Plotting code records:
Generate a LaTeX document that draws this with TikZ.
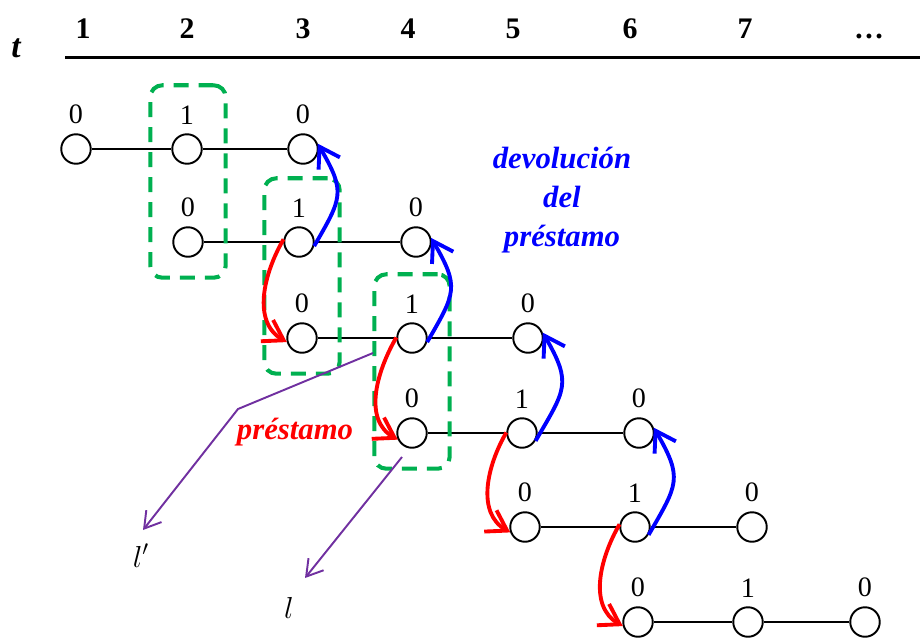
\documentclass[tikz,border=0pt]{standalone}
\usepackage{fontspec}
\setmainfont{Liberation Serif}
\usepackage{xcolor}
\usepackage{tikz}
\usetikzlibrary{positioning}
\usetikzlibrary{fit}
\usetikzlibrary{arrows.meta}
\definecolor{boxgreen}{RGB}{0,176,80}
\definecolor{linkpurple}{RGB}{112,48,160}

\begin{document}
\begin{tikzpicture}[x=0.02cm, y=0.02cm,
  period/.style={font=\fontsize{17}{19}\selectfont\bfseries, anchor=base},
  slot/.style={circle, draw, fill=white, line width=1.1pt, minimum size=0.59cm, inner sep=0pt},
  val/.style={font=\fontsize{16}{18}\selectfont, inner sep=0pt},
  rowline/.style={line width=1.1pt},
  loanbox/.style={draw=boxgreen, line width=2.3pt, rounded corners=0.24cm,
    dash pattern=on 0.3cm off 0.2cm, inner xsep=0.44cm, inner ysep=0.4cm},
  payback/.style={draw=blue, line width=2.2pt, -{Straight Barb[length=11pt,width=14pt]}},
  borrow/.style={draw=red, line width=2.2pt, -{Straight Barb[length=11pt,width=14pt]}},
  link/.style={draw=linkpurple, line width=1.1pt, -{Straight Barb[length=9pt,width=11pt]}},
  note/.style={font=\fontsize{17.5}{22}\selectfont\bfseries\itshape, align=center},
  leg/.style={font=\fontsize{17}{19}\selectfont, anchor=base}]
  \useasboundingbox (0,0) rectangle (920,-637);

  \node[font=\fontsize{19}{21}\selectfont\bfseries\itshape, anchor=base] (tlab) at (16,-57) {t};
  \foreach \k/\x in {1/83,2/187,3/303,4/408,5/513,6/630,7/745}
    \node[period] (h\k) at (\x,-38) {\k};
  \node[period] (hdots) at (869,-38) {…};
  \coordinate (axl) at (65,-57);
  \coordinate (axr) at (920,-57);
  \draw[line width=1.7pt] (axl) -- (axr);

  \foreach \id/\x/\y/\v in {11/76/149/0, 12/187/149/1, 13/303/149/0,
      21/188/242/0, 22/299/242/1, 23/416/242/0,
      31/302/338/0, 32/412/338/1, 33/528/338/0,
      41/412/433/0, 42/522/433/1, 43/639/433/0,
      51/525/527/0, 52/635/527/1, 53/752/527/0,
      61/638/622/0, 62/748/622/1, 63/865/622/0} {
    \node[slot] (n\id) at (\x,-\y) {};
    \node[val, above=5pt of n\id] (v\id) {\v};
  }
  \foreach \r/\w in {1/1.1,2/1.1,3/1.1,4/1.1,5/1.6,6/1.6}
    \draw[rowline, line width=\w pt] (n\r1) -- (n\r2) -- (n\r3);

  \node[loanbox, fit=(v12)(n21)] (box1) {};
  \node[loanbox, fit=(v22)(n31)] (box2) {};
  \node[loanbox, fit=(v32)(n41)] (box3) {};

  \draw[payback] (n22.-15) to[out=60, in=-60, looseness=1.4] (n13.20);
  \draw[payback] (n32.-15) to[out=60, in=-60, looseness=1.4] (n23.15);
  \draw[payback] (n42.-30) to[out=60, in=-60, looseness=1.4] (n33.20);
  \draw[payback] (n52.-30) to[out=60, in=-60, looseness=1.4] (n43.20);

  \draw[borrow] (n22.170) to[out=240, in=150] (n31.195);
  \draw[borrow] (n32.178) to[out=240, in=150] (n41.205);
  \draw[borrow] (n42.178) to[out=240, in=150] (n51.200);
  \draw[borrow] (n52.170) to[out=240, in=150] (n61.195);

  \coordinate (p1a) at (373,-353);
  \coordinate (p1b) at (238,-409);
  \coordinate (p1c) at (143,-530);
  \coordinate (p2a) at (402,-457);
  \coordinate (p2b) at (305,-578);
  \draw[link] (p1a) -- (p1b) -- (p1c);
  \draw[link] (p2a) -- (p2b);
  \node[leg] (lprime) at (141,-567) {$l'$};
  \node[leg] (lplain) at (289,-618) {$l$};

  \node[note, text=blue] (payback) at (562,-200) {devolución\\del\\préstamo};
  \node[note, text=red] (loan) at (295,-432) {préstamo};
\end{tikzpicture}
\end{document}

==

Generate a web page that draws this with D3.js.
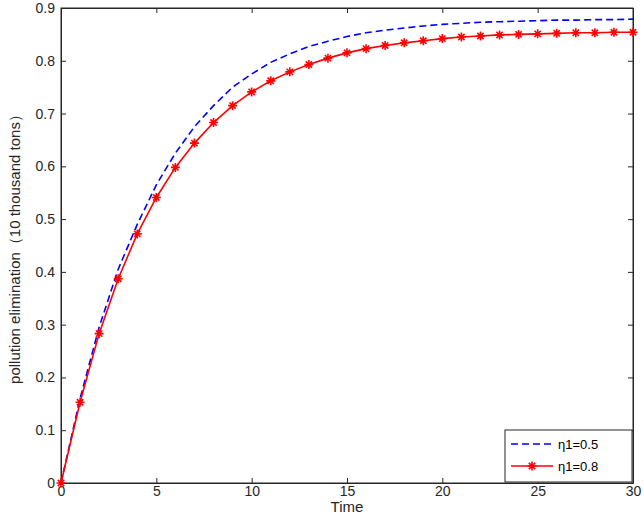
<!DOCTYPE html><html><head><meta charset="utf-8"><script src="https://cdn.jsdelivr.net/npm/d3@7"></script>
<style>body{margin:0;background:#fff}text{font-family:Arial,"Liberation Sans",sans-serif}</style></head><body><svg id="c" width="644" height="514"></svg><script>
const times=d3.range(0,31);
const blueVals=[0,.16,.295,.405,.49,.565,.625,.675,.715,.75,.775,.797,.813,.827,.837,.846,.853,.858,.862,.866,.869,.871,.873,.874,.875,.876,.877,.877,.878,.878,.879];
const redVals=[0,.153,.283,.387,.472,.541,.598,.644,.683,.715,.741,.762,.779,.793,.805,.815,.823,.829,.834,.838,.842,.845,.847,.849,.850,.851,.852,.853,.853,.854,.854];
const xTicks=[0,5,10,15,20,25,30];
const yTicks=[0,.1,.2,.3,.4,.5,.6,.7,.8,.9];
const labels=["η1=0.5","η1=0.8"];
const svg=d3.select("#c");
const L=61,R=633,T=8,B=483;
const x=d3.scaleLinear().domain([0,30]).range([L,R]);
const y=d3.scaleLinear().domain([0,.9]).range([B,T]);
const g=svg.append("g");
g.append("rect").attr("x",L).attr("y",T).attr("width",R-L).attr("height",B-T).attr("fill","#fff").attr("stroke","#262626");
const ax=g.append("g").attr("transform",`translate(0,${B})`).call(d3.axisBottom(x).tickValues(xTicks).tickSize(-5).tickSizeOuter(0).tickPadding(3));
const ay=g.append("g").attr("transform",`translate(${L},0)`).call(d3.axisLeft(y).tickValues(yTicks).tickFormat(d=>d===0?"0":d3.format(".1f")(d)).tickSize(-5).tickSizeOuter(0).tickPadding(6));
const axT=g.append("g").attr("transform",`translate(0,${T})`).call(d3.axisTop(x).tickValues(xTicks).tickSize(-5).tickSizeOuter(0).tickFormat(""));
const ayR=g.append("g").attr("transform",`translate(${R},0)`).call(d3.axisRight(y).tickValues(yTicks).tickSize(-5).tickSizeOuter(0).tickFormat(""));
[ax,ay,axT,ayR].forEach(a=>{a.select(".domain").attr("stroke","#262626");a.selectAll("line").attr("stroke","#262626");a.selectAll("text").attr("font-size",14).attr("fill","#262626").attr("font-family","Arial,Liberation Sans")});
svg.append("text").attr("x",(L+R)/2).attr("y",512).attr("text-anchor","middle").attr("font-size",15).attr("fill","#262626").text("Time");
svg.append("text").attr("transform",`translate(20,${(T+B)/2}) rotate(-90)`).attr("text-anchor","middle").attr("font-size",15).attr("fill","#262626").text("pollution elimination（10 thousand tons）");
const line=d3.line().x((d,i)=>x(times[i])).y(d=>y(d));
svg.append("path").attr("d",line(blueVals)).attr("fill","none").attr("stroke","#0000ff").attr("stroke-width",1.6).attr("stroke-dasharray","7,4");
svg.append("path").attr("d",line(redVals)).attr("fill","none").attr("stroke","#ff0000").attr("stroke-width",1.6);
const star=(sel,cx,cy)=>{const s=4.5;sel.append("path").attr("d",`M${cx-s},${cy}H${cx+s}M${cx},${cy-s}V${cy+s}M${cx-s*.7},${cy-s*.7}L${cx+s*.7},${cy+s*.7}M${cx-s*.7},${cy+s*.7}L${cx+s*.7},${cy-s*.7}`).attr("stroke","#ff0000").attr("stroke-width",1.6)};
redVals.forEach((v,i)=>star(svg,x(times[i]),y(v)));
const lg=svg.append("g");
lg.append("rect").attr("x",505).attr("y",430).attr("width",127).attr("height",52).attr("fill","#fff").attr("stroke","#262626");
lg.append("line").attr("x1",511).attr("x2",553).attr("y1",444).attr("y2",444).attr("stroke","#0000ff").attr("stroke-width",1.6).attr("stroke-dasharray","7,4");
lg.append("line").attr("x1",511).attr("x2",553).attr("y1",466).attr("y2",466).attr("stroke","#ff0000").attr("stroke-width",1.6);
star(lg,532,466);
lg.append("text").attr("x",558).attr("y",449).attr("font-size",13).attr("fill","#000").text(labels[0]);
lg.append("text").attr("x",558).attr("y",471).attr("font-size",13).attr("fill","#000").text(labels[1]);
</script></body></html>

* * *

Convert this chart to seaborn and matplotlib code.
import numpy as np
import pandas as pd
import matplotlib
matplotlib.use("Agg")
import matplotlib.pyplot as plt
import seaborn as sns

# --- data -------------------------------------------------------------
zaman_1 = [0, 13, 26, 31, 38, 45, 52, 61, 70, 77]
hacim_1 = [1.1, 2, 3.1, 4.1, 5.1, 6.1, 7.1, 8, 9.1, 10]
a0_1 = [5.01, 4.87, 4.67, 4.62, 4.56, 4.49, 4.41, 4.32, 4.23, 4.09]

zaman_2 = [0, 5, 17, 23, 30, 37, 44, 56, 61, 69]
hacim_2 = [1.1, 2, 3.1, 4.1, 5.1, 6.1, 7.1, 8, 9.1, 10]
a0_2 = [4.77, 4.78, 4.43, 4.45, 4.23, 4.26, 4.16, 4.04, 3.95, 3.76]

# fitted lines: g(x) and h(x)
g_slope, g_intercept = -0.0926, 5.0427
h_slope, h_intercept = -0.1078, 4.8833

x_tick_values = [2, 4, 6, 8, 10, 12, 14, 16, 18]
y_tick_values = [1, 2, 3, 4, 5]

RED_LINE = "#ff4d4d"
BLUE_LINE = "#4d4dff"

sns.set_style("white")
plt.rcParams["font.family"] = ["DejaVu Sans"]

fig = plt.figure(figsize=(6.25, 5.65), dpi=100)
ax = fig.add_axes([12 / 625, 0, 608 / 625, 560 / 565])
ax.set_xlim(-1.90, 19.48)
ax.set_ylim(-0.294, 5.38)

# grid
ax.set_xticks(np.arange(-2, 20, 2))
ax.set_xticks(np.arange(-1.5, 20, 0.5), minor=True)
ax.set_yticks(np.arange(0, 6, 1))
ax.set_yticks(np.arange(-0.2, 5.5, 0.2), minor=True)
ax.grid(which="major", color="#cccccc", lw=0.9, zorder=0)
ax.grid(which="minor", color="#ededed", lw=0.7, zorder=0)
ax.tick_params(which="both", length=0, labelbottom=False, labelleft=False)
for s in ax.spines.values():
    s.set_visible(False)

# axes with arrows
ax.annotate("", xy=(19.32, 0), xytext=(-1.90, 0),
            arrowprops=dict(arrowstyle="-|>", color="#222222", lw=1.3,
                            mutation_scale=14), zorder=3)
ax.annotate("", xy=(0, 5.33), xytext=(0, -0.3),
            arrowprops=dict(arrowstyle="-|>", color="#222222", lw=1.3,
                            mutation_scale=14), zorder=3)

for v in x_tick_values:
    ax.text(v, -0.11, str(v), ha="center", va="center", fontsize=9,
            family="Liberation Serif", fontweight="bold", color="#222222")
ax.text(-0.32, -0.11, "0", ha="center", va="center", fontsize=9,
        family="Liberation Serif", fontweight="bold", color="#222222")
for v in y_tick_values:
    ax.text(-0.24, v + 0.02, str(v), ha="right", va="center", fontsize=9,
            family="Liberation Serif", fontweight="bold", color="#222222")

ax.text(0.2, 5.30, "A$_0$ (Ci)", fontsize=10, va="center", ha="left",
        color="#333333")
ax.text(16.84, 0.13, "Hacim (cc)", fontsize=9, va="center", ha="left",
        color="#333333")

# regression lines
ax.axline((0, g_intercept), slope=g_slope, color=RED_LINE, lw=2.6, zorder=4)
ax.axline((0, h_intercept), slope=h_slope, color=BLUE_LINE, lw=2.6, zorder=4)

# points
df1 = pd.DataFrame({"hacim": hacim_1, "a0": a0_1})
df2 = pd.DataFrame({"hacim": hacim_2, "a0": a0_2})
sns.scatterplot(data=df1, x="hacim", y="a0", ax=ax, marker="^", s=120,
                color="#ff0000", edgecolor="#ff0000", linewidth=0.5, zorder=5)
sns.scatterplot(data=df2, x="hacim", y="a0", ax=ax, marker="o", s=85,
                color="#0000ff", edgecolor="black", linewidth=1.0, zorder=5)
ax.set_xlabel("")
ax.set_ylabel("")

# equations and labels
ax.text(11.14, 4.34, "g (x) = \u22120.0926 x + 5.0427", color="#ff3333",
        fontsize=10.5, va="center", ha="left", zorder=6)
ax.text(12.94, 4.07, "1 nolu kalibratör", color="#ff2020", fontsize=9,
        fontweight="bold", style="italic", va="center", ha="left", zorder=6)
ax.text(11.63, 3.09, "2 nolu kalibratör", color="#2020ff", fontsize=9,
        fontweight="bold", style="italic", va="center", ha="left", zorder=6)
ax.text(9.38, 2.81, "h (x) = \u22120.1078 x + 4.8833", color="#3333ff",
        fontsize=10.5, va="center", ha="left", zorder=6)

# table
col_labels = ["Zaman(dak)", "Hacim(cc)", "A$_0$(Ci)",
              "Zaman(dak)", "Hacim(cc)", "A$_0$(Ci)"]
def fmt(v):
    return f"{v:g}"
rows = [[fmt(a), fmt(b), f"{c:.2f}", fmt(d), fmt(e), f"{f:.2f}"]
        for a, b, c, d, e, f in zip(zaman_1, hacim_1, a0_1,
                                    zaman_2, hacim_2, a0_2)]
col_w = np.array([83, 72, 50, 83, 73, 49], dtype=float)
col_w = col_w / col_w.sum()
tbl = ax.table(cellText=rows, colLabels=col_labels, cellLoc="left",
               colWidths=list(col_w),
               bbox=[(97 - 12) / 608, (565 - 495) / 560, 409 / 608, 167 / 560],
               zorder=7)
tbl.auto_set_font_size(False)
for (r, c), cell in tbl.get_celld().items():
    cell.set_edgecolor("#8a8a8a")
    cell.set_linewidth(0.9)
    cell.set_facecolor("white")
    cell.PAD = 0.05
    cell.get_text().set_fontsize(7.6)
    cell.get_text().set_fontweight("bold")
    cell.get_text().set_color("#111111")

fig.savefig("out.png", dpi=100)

PROBLEM DETAILS:
Above are the records. Copy only the lines from the one with "Generate a LaTeX" through the one with "(axl) -- (axr);", exactly, with no pictures.

REPLY:
Generate a LaTeX document that draws this with TikZ.
\documentclass[tikz,border=0pt]{standalone}
\usepackage{fontspec}
\setmainfont{Liberation Serif}
\usepackage{xcolor}
\usepackage{tikz}
\usetikzlibrary{positioning}
\usetikzlibrary{fit}
\usetikzlibrary{arrows.meta}
\definecolor{boxgreen}{RGB}{0,176,80}
\definecolor{linkpurple}{RGB}{112,48,160}

\begin{document}
\begin{tikzpicture}[x=0.02cm, y=0.02cm,
  period/.style={font=\fontsize{17}{19}\selectfont\bfseries, anchor=base},
  slot/.style={circle, draw, fill=white, line width=1.1pt, minimum size=0.59cm, inner sep=0pt},
  val/.style={font=\fontsize{16}{18}\selectfont, inner sep=0pt},
  rowline/.style={line width=1.1pt},
  loanbox/.style={draw=boxgreen, line width=2.3pt, rounded corners=0.24cm,
    dash pattern=on 0.3cm off 0.2cm, inner xsep=0.44cm, inner ysep=0.4cm},
  payback/.style={draw=blue, line width=2.2pt, -{Straight Barb[length=11pt,width=14pt]}},
  borrow/.style={draw=red, line width=2.2pt, -{Straight Barb[length=11pt,width=14pt]}},
  link/.style={draw=linkpurple, line width=1.1pt, -{Straight Barb[length=9pt,width=11pt]}},
  note/.style={font=\fontsize{17.5}{22}\selectfont\bfseries\itshape, align=center},
  leg/.style={font=\fontsize{17}{19}\selectfont, anchor=base}]
  \useasboundingbox (0,0) rectangle (920,-637);

  \node[font=\fontsize{19}{21}\selectfont\bfseries\itshape, anchor=base] (tlab) at (16,-57) {t};
  \foreach \k/\x in {1/83,2/187,3/303,4/408,5/513,6/630,7/745}
    \node[period] (h\k) at (\x,-38) {\k};
  \node[period] (hdots) at (869,-38) {…};
  \coordinate (axl) at (65,-57);
  \coordinate (axr) at (920,-57);
  \draw[line width=1.7pt] (axl) -- (axr);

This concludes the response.